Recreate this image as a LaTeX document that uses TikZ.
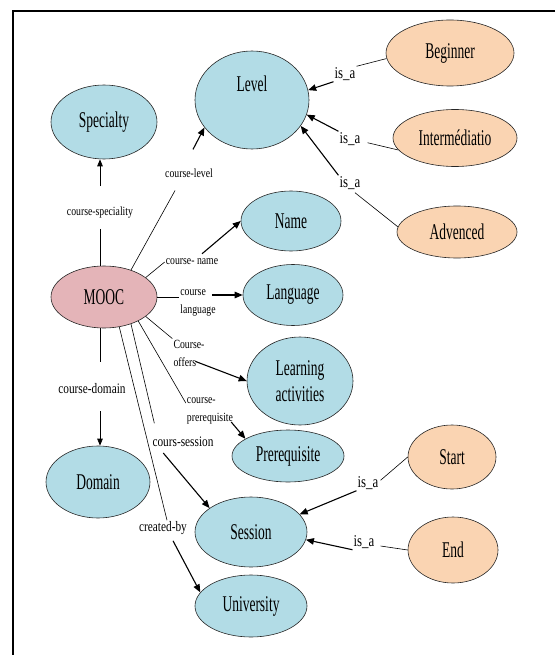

* * *

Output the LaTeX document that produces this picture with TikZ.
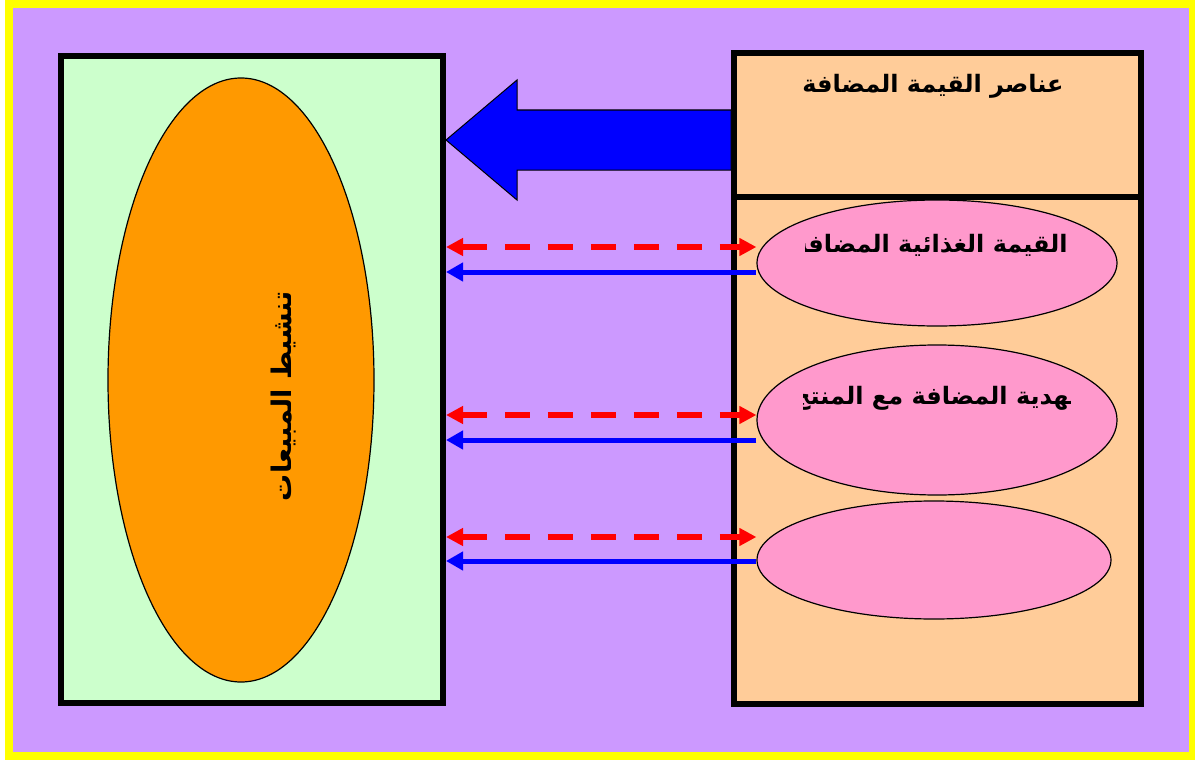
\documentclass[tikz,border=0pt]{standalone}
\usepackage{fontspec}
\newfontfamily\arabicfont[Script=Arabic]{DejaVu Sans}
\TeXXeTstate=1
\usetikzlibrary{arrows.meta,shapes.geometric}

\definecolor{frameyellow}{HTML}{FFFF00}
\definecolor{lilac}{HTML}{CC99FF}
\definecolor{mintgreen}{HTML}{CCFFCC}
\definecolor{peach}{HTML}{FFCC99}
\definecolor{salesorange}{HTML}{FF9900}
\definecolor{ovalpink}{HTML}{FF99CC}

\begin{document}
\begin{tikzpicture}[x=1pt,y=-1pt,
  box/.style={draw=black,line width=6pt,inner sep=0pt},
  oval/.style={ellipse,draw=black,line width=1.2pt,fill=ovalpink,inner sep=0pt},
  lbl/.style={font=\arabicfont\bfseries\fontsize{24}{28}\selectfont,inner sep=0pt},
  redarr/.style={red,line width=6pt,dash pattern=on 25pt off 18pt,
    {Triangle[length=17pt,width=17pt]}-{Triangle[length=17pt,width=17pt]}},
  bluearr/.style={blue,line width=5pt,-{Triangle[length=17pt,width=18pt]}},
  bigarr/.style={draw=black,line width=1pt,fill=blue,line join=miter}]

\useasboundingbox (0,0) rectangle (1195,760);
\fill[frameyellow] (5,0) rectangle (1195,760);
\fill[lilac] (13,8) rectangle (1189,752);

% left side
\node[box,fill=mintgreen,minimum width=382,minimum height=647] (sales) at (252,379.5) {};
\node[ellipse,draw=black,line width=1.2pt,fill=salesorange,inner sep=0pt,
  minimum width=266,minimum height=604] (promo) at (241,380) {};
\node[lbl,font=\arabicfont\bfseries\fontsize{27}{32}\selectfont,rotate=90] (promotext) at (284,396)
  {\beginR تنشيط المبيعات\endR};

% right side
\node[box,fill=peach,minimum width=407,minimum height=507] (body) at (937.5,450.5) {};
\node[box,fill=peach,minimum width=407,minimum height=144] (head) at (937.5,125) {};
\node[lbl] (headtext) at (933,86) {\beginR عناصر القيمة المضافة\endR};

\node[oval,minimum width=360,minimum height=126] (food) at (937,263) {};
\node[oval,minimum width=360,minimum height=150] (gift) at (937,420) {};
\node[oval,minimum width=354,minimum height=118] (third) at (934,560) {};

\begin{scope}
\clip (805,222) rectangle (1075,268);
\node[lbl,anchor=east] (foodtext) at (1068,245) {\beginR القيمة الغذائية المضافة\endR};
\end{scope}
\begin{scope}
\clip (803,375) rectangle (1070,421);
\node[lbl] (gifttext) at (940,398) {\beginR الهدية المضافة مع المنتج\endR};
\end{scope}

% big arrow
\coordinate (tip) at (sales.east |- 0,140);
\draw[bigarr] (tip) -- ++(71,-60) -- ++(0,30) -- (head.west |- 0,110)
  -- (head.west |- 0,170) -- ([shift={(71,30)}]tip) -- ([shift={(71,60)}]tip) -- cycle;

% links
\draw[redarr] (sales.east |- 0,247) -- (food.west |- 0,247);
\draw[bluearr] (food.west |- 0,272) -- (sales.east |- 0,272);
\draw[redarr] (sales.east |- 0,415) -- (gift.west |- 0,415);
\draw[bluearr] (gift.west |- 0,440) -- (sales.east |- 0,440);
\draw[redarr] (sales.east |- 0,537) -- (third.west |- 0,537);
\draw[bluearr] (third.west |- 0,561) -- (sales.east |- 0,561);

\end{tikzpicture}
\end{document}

* * *

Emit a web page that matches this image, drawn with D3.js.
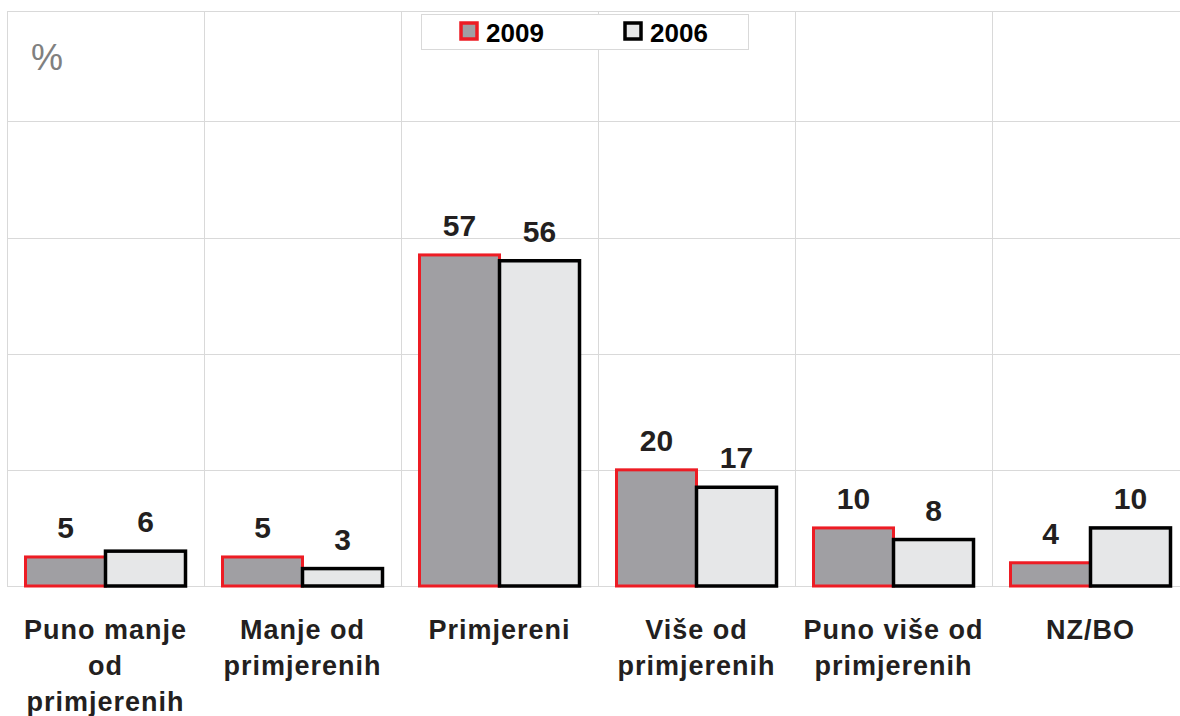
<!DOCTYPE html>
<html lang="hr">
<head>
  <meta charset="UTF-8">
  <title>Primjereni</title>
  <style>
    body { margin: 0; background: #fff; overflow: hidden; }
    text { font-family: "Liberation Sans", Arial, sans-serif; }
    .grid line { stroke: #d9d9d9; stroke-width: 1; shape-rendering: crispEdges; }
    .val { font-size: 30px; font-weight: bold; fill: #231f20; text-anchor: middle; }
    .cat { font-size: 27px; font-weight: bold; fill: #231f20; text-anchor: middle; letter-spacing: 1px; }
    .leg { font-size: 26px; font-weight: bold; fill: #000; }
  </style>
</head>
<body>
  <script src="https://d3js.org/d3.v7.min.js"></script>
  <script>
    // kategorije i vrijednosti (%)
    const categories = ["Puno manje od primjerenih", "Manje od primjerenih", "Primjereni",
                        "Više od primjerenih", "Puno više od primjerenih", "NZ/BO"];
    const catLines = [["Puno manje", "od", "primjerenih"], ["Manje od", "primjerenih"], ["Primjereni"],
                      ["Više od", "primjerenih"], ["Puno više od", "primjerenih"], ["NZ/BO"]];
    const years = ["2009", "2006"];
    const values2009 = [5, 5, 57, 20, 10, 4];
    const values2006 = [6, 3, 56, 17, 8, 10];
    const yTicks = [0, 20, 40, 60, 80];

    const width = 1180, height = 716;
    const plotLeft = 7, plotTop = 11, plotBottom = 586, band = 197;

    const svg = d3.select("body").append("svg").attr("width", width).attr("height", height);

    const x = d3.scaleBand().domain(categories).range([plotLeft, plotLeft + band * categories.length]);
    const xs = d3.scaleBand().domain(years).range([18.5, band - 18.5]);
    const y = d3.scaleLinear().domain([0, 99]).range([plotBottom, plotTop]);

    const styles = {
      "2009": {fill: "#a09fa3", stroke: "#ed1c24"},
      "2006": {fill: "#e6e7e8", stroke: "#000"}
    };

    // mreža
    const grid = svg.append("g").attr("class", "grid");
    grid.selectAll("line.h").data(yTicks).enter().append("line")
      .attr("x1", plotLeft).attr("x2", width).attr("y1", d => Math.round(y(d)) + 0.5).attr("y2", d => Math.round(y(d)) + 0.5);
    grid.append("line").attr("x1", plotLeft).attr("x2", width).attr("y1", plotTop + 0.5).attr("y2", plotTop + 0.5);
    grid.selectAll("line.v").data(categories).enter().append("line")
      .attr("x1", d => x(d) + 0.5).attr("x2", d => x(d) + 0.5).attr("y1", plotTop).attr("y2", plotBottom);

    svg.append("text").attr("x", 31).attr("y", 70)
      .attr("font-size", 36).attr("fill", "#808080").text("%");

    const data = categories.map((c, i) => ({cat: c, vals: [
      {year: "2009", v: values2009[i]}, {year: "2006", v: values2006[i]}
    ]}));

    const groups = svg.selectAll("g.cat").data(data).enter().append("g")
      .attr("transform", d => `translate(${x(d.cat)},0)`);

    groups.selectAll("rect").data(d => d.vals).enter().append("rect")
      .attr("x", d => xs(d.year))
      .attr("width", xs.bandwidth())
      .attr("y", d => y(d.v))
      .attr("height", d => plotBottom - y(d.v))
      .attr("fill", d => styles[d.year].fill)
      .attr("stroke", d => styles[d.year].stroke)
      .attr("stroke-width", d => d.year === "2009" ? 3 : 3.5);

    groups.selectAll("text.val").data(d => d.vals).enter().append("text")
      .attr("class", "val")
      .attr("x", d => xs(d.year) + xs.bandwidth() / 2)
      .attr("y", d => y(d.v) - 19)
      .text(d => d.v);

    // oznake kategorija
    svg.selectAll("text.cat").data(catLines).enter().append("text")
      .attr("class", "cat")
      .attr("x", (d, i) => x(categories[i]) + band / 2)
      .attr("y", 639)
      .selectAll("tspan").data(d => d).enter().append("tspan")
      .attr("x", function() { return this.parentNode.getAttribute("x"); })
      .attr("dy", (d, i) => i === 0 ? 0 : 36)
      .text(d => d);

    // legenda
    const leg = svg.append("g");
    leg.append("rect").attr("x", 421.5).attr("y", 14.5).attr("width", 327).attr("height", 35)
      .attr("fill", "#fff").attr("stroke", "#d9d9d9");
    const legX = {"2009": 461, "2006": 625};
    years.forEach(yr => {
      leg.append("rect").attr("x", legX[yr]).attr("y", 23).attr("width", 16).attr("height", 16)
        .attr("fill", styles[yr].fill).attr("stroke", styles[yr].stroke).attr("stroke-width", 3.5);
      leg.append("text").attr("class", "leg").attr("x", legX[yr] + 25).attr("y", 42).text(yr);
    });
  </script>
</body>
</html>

▶ _Exercise description_
Look through the entries above. Extract each line with the word "LaTeX".

▶ _The response_
Recreate this image as a LaTeX document that uses TikZ.
Output the LaTeX document that produces this picture with TikZ.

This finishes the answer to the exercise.